-- Exercise task --
Check each line of the material. Copy those containing "seaborn".
━━ Items
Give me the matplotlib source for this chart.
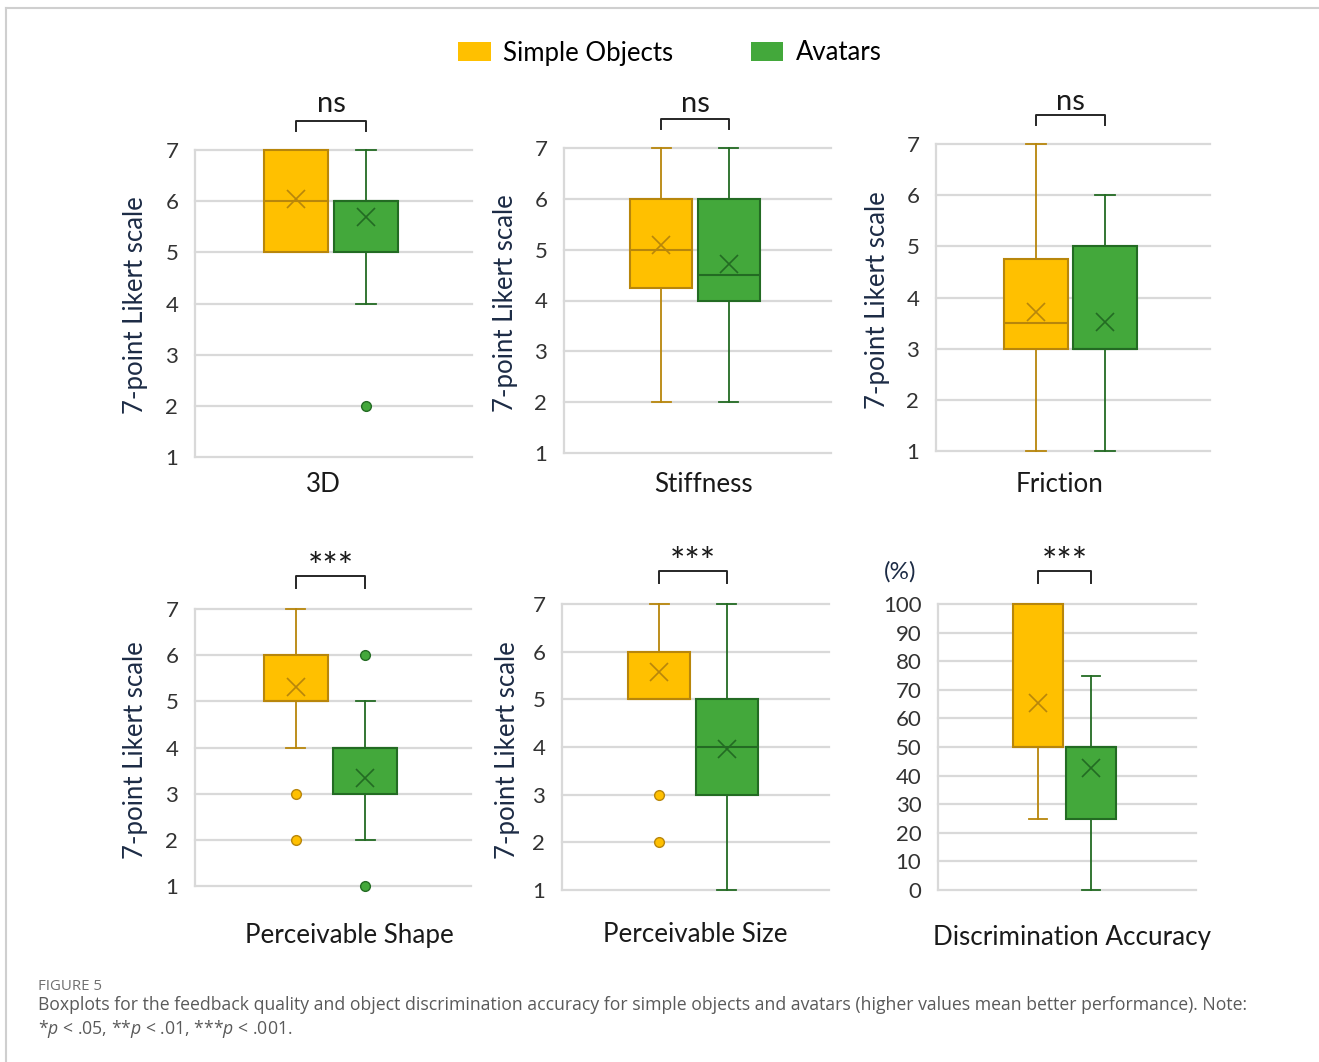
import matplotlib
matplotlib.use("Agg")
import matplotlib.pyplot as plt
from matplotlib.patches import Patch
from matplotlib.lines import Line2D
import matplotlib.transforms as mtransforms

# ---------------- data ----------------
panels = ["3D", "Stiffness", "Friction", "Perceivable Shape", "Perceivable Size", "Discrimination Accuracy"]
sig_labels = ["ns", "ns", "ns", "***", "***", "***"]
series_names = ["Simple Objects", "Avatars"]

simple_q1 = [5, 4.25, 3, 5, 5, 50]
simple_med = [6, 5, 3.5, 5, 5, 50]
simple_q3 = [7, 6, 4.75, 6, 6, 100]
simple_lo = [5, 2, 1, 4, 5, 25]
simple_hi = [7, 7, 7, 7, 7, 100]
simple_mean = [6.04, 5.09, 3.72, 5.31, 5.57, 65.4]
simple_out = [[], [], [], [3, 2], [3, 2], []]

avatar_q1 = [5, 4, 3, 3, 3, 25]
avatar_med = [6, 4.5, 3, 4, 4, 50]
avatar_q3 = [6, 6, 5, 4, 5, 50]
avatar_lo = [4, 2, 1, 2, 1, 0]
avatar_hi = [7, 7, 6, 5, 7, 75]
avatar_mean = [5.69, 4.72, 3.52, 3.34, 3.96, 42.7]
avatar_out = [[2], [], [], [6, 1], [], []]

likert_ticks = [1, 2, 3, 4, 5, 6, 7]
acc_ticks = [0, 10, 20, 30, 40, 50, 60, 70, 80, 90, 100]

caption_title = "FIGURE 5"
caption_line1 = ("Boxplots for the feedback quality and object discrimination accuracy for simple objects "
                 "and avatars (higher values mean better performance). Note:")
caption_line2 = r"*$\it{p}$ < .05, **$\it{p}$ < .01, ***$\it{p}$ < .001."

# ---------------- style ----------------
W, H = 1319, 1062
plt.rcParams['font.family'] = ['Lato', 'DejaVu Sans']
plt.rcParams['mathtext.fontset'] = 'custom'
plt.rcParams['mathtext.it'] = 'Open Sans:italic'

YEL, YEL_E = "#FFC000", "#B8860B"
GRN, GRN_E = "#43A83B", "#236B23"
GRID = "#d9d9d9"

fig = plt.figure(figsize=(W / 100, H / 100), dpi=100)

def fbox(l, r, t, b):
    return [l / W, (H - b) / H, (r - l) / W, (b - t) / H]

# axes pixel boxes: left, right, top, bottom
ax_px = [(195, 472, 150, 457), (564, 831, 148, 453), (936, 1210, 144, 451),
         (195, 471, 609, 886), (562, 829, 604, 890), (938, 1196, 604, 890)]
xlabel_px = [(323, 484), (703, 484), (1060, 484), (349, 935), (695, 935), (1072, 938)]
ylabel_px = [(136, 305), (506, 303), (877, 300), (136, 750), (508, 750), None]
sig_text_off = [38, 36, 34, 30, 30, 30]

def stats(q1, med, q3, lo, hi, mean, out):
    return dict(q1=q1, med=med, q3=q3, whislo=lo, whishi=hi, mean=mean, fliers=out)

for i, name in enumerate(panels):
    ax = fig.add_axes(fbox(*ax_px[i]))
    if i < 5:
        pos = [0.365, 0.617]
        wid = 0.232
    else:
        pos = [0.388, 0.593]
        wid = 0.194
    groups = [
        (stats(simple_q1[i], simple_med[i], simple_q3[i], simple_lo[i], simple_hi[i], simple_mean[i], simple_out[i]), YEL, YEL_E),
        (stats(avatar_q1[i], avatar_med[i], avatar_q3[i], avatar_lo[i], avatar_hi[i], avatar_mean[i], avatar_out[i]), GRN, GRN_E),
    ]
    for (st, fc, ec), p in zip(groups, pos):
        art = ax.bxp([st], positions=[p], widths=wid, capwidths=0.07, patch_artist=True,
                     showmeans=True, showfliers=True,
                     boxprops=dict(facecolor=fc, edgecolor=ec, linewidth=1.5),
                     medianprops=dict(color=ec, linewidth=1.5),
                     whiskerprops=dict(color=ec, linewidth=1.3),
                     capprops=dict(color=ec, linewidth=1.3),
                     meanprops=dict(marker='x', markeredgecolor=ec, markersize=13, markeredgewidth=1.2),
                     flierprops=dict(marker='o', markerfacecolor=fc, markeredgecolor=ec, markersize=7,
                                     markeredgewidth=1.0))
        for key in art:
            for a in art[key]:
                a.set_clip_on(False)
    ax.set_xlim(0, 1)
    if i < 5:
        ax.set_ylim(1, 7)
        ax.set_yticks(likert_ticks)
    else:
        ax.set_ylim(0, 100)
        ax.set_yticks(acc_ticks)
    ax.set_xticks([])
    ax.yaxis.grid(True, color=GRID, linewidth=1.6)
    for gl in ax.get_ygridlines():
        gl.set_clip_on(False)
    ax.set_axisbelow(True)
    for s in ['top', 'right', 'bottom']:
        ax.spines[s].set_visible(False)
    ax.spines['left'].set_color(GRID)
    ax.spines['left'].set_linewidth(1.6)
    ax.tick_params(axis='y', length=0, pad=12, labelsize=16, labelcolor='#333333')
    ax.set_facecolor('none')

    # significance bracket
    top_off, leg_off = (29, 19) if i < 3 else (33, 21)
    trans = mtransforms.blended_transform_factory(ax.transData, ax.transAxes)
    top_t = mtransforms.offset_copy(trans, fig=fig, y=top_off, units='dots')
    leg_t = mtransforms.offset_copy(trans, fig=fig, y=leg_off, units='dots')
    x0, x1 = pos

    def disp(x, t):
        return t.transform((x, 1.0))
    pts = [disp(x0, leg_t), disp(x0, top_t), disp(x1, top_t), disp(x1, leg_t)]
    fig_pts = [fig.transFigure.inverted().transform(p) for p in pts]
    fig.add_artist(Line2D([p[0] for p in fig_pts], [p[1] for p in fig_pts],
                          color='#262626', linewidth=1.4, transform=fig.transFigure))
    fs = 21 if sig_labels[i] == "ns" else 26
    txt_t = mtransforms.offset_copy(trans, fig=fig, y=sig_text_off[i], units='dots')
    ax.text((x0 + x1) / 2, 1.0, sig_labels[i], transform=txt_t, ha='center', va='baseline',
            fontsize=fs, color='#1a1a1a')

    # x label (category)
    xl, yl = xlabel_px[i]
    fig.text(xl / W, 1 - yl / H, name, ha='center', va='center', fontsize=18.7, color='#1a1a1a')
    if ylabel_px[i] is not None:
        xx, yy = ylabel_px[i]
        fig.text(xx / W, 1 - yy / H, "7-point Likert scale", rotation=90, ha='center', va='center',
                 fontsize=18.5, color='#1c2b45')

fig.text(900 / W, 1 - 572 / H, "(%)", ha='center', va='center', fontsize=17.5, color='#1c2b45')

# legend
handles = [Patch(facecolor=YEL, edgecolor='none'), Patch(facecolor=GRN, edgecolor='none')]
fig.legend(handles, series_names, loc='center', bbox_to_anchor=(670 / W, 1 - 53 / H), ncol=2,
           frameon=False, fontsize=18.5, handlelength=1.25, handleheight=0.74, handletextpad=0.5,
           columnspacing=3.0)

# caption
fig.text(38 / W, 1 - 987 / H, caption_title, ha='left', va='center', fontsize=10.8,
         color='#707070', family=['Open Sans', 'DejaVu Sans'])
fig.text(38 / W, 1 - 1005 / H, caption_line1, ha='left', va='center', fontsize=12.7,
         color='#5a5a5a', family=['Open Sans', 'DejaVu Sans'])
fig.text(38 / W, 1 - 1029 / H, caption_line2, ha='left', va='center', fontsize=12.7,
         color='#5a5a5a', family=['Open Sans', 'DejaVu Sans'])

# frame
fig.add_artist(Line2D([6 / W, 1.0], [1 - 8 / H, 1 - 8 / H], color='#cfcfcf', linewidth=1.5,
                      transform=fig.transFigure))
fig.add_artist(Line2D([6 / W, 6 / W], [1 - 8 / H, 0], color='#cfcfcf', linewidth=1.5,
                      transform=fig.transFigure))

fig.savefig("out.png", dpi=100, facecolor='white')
━━━━
━━ Items
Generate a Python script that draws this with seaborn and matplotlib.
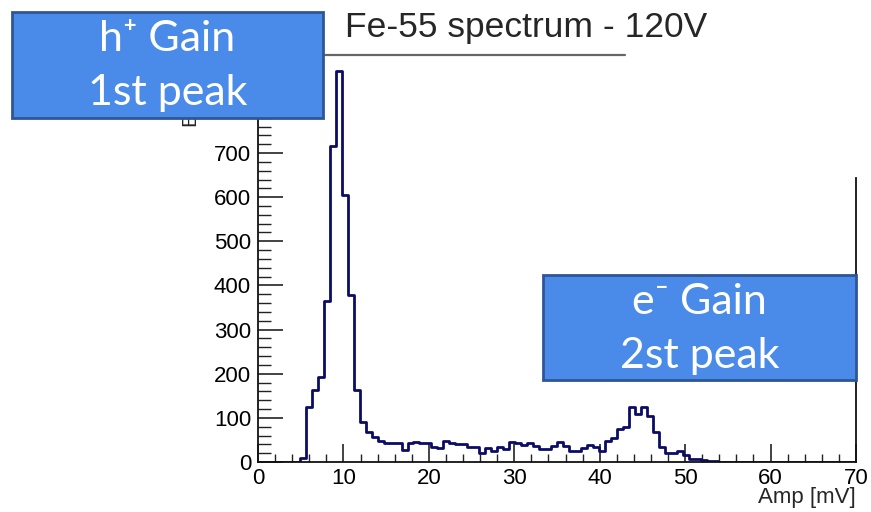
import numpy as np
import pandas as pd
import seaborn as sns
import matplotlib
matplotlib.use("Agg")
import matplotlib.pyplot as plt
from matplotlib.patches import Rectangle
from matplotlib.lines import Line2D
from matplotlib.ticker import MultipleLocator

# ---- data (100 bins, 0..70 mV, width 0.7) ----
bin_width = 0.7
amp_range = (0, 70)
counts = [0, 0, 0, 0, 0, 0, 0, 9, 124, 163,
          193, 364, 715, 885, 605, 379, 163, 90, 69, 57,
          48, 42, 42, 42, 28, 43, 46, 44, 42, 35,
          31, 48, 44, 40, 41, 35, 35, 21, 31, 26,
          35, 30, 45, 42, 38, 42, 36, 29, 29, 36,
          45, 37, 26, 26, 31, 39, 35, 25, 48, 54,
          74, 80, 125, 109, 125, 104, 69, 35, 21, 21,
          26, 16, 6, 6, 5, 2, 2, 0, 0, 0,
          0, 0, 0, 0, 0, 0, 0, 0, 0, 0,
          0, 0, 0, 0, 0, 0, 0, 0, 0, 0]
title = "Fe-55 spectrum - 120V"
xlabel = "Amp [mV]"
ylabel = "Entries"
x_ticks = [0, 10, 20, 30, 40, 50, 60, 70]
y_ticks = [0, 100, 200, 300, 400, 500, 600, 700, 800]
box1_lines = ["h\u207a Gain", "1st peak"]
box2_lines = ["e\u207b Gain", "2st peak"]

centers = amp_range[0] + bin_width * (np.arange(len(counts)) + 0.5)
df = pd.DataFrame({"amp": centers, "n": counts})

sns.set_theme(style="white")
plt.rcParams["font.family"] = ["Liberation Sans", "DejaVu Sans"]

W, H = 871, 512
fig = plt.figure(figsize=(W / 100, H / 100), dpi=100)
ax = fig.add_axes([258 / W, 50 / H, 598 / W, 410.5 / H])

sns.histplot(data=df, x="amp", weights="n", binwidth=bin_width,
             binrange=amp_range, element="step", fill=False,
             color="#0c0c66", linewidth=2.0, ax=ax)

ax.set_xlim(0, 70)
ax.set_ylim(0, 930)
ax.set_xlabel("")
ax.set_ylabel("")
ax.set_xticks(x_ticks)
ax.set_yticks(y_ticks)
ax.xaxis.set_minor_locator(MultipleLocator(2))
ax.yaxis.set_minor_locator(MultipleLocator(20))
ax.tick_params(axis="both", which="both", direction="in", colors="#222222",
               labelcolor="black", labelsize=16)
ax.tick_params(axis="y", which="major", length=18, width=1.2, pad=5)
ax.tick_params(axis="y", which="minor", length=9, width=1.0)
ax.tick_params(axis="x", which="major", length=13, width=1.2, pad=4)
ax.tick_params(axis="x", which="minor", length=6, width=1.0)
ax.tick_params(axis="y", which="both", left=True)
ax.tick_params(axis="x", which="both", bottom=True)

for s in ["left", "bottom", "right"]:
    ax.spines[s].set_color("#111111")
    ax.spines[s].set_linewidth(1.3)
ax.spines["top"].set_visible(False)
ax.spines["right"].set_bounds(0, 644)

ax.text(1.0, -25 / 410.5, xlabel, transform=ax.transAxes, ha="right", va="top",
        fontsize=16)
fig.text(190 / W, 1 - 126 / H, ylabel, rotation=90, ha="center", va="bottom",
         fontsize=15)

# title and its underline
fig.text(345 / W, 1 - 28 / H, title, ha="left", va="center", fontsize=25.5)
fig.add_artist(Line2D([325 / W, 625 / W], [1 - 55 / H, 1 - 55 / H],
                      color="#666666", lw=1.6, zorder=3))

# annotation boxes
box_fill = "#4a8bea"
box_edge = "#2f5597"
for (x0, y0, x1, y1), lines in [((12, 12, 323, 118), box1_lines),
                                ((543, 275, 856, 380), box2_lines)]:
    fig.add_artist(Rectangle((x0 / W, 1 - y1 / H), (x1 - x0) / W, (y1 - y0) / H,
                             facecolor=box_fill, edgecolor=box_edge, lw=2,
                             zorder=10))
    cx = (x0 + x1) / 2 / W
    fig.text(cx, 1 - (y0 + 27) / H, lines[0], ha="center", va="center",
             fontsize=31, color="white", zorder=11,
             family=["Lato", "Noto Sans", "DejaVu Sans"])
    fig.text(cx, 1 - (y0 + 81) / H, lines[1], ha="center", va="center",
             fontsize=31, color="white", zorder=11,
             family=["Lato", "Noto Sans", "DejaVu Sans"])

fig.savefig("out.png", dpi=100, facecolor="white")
━━━━
-- Response to the exercise --
Generate a Python script that draws this with seaborn and matplotlib.
import seaborn as sns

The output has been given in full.